# The Tiny Cabin



## BJClark (Mar 6, 2009)

A social worker from a big City in Massachusetts recently transferred to the Mountains of North Carolina and was on the first tour of her new territory when she came upon the tiniest cabin she had ever seen in her life. 

Intrigued, she went up and knocked on the door. “Anybody home?” she asked.

“Yep,” came a kid's voice through the door.

“Is your father there?” asked the social worker.

“Pa? Nope, he left afore Ma came in,” said the kid.

“Well, is your mother there?” persisted the social worker.

“Ma? Nope, she left just afore I got here,” said the kid.

“But,” protested the social worker, “are you never together as a family?”

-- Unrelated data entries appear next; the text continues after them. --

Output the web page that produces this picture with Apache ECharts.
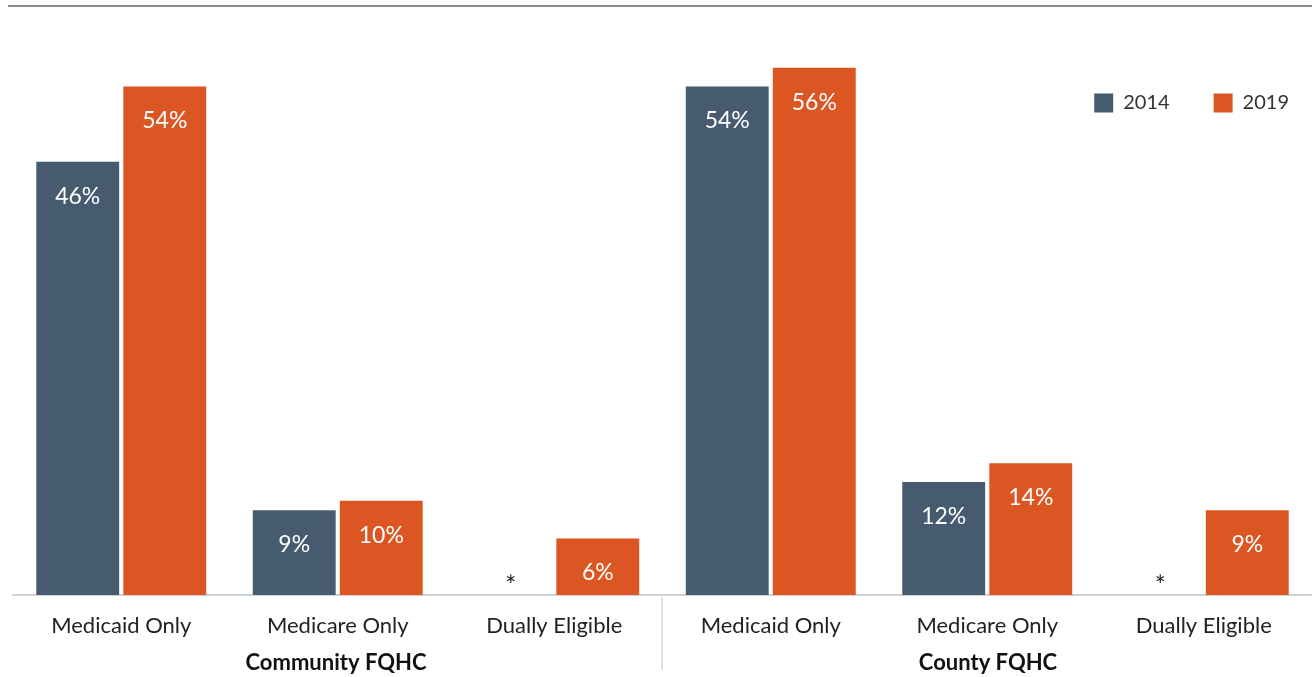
<!DOCTYPE html>
<html><head><meta charset="utf-8">
<script src="https://cdn.jsdelivr.net/npm/echarts@6/dist/echarts.min.js"></script>
<style>html,body{margin:0;padding:0;background:#fff}#c{width:1312px;height:677px}</style>
</head><body><div id="c"></div>
<script>
const categories = ['Medicaid Only','Medicare Only','Dually Eligible','Medicaid Only','Medicare Only','Dually Eligible'];
const groups = ['Community FQHC','County FQHC'];
const values2014 = [46, 9, null, 54, 12, null];
const values2019 = [54, 10, 6, 56, 14, 9];
const seriesNames = ['2014','2019'];
const FONT = 'Lato, "Noto Sans", sans-serif';
const chart = echarts.init(document.getElementById('c'));
function mkData(arr){
  return arr.map(v => v === null
    ? {value: 0, label:{show:true, position:'top', distance:-5, color:'#222', formatter:'*', fontSize:26, fontFamily:FONT}}
    : v);
}
const barLabel = {show:true, position:'insideTop', distance:23, color:'#fff', fontFamily:FONT, fontSize:23, formatter: p=>p.value+'%'};
chart.setOption({
  animation:false,
  grid:{left:13, right:0, top:30, bottom:82},
  legend:{
    top:88, right:18, itemWidth:19, itemHeight:19, itemGap:44, icon:'rect',
    textStyle:{fontFamily:FONT, fontSize:20, color:'#333', padding:[0,0,0,5]},
    data:seriesNames
  },
  xAxis:{
    type:'category', data:categories,
    axisLine:{lineStyle:{color:'#d0d3d6', width:2}},
    axisTick:{show:false},
    axisLabel:{fontFamily:FONT, fontSize:22, color:'#222', margin:20}
  },
  yAxis:{type:'value', min:0, max:60, show:false, splitLine:{show:false}},
  series:[
    {name:seriesNames[0], type:'bar', data:mkData(values2014), barGap:'5%', barCategoryGap:'21.5%',
     itemStyle:{color:'#465a70'}, label:barLabel},
    {name:seriesNames[1], type:'bar', data:mkData(values2019),
     itemStyle:{color:'#dc5624'}, label:barLabel}
  ],
  graphic:[
    {type:'line', shape:{x1:8, y1:6, x2:1312, y2:6}, style:{stroke:'#8a8a8a', lineWidth:2}},
    {type:'line', shape:{x1:662, y1:597, x2:662, y2:670}, style:{stroke:'#d8d8d8', lineWidth:1.5}},
    {type:'text', style:{text:groups[0], x:336, y:663, align:'center', verticalAlign:'middle', fontFamily:FONT, fontWeight:'bold', fontSize:22, fill:'#111'}},
    {type:'text', style:{text:groups[1], x:988, y:663, align:'center', verticalAlign:'middle', fontFamily:FONT, fontWeight:'bold', fontSize:22, fill:'#111'}}
  ]
});
</script></body></html>
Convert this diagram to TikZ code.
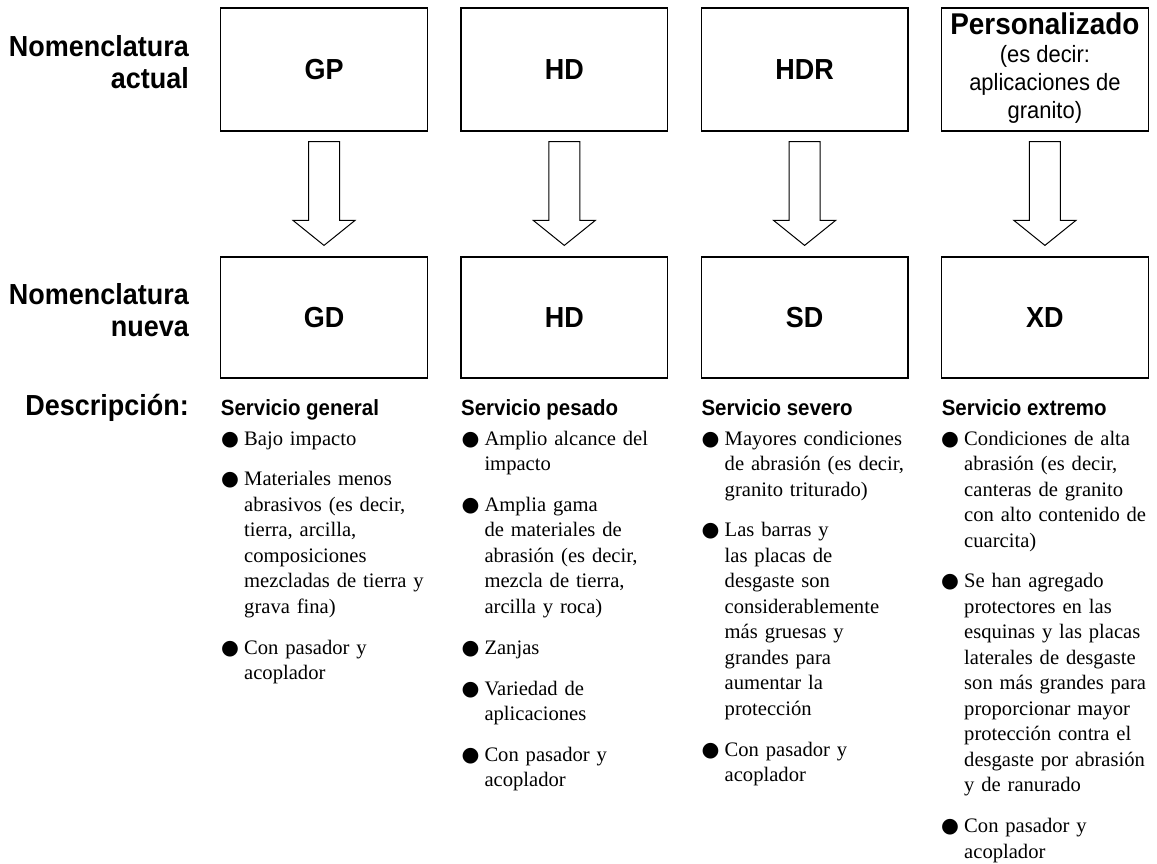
\documentclass[tikz,border=0pt]{standalone}
\usepackage{fontspec}
\setmainfont{Liberation Serif}
\setsansfont{Liberation Sans}
\newfontfamily\condsans[FakeStretch=0.93]{Liberation Sans}
\newfontfamily\symfont{DejaVu Sans}
\usetikzlibrary{calc}
\newcommand{\bulmark}{\makebox[23pt][l]{\strut{\symfont\fontsize{20.5}{20}\selectfont ●}}}
\newcommand{\bulf}[1]{\par\noindent\hangindent=23pt\hangafter=1\bulmark#1\par}
\newcommand{\bul}[1]{\par\vskip 15.3pt\noindent\hangindent=23pt\hangafter=1\bulmark#1\par}
\tikzset{
  box/.style={draw, line width=1.2pt, minimum width=206.6pt, inner sep=0pt, align=center,
    font=\condsans\bfseries\fontsize{29}{33}\selectfont},
  topbox/.style={box, minimum height=123pt},
  botbox/.style={box, minimum height=121pt},
  boxtext/.style={inner sep=0pt, align=center, font=\condsans\fontsize{23.6}{28}\selectfont},
  lab/.style={inner sep=0pt, align=right, font=\condsans\bfseries\fontsize{29}{32}\selectfont},
  head/.style={inner sep=0pt, anchor=base west, font=\condsans\bfseries\fontsize{22}{26}\selectfont},
  desc/.style={inner sep=0pt, anchor=north west, text width=215pt,
    font=\fontsize{20.6}{25.5}\selectfont,
    execute at begin node={\setlength{\parskip}{0pt}\setlength{\parindent}{0pt}}},
  bigarrow/.style={draw, line width=1pt, fill=white, line join=miter}
}
\begin{document}
\begin{tikzpicture}[x=1pt,y=-1pt]
\fill[white] (0,0) rectangle (1157,863);
\useasboundingbox (0,0) rectangle (1157,863);

% top row
\node[topbox] (t1) at (324,69.5) {GP};
\node[topbox] (t2) at (564.3,69.5) {HD};
\node[topbox] (t3) at (804.6,69.5) {HDR};
\node[topbox] (t4) at (1044.9,69.5) {};
\node[boxtext] (t4text) at ($(t4.center)+(0,-1.5)$) {{\bfseries\fontsize{30}{28}\selectfont Personalizado}\\
  (es decir:\\ aplicaciones de\\ granito)};

% bottom row
\node[botbox] (b1) at (324,317.5) {GD};
\node[botbox] (b2) at (564.3,317.5) {HD};
\node[botbox] (b3) at (804.6,317.5) {SD};
\node[botbox] (b4) at (1044.9,317.5) {XD};

% arrows
\foreach \a/\b in {t1/b1,t2/b2,t3/b3,t4/b4}{
  \draw[bigarrow] ($(\a.south)+(-15.5,10)$) -- ($(\a.south)+(15.5,10)$)
    -- ($(\b.north)+(15.5,-36)$) -- ($(\b.north)+(31,-36)$)
    -- ($(\b.north)+(0,-11)$) -- ($(\b.north)+(-31,-36)$)
    -- ($(\b.north)+(-15.5,-36)$) -- cycle;
}

% left labels
\node[lab, anchor=east] (l1) at (189,62.5) {Nomenclatura\\actual};
\node[lab, anchor=east] (l2) at (189,310.5) {Nomenclatura\\nueva};
\node[lab, anchor=base east] (l3) at (189,415.5) {Descripción:};

% headings
\node[head] (h1) at (220.7,415) {Servicio general};
\node[head] (h2) at (461,415) {Servicio pesado};
\node[head] (h3) at (701.3,415) {Servicio severo};
\node[head] (h4) at (941.6,415) {Servicio extremo};

% descriptions
\node[desc] (d1) at (221,419.4) {%
\bulf{Bajo impacto}
\bul{Materiales menos\newline abrasivos (es decir,\newline tierra, arcilla,\newline composiciones\newline mezcladas de tierra y\newline grava fina)}
\bul{Con pasador y\newline acoplador}};

\node[desc] (d2) at (461.3,419.4) {%
\bulf{Amplio alcance del\newline impacto}
\bul{Amplia gama\newline de materiales de\newline abrasión (es decir,\newline mezcla de tierra,\newline arcilla y roca)}
\bul{Zanjas}
\bul{Variedad de\newline aplicaciones}
\bul{Con pasador y\newline acoplador}};

\node[desc] (d3) at (701.5,419.4) {%
\bulf{Mayores condiciones\newline de abrasión (es decir,\newline granito triturado)}
\bul{Las barras y\newline las placas de\newline desgaste son\newline considerablemente\newline más gruesas y\newline grandes para\newline aumentar la\newline protección}
\bul{Con pasador y\newline acoplador}};

\node[desc] (d4) at (941,419.4) {%
\bulf{Condiciones de alta\newline abrasión (es decir,\newline canteras de granito\newline con alto contenido de\newline cuarcita)}
\bul{Se han agregado\newline protectores en las\newline esquinas y las placas\newline laterales de desgaste\newline son más grandes para\newline proporcionar mayor\newline protección contra el\newline desgaste por abrasión\newline y de ranurado}
\bul{Con pasador y\newline acoplador}};
\end{tikzpicture}
\end{document}
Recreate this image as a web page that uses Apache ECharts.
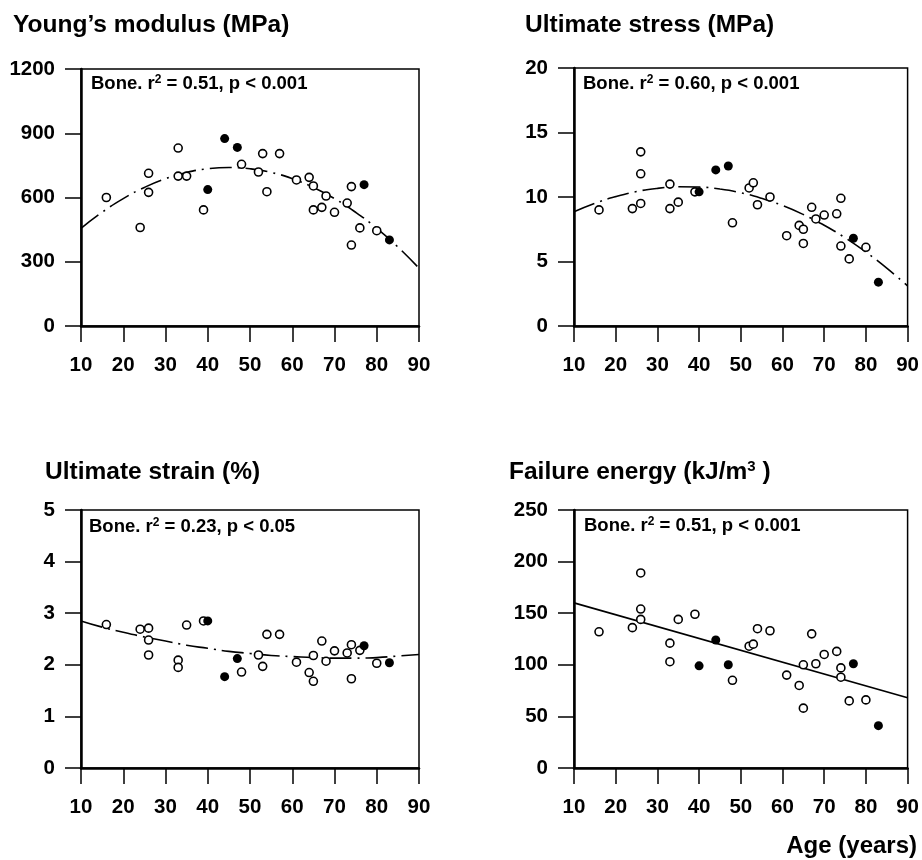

“Sure, but not here,” said the kid through the door. “This is the 
Outhouse!”


----------



## The Deeps (Mar 6, 2009)

Fantastic!!!


----------



## Rangerus (Mar 6, 2009)




----------



## QueenEsther (Mar 6, 2009)

good one! haha


----------



## PresbyDane (Mar 6, 2009)

good one


----------



## LawrenceU (Mar 6, 2009)

Yankee!!!


----------



## a mere housewife (Mar 6, 2009)

That's very funny Bobbi


----------



## Marrow Man (Mar 6, 2009)

Funny, when I saw the title of this thread, I thought it was going to be a parody of _The Shack_.

Maybe it is!


----------